What you may not know is whether your network can do the other thing — the thing that does not feel urgent but may matter more over decades. Whether the people in your life regularly show you a world different from your own. Whether your relationships are expanding your life or, slowly and lovingly, insulating you from it.
The research says most people have one kind of relational wealth. Very few have the architecture for both.
Key Takeaways
- Social capital has three distinct types — bonding, bridging, and linking — and each serves a different function in your life
- In high-obligation networks, excessive bonding without bridging is associated with higher mental distress, not lower
- The Social Network Index uses a geometric mean that structurally penalizes imbalance — depth without breadth scores far lower than you'd expect
The Three Layers of Your Relational Moat
Claridge's foundational research (2018/2024) identifies a triadic structure that explains why some networks sustain people through decades and others quietly hollow them out.
Bonding capital is your inner circle. Family. Lifelong friends.
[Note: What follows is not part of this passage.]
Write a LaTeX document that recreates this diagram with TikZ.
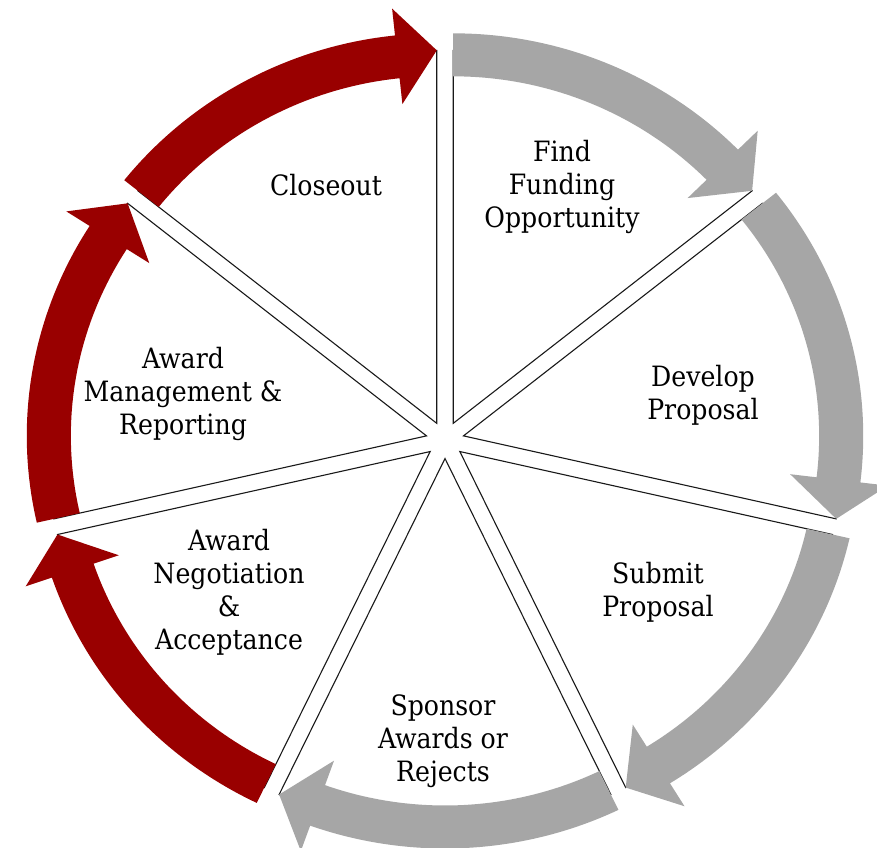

The people who share your identity and your circumstances. These are the relationships that help you get by — crisis support, emotional safety, the reciprocity that lets you fall apart knowing someone will hold the structure while you recover.
Bridging capital is your outer perimeter. Acquaintances from different industries, friends with different worldviews, people whose lives look nothing like yours. These are the relationships that help you get ahead — they introduce perspectives you would never encounter inside your own circle and surface opportunities invisible within a homogenous network.
Linking capital is your institutional access. Connections to systems of professional authority, governance, and expertise. These reduce the friction of navigating complex bureaucracies — the kind of social infrastructure that the 168-hour time architecture identifies as a primary driver of administrative burden.
The instinct, especially when life gets difficult, is to double down on bonding. To retreat inward. To call the same five people about the same five problems.
That instinct has a cost.
The Bonding Tax: When Safety Becomes a Drain
Here is the counterintuitive finding. In a study of urban neighborhoods, bridging capital was associated with lower mental distress — it expanded the individual's world, reduced isolation, and provided alternative pathways. Bonding capital, however, was in some cases positively associated with distress.
Not because close relationships are bad. Because close relationships in a struggling network create obligations that can deplete your own vitality. The emotional weight of being the person everyone calls — of absorbing the anxiety, the crisis, the financial strain of the people closest to you — is what the framework calls the Bonding Tax. It is the hidden cost of a network that needs more from you than it can return.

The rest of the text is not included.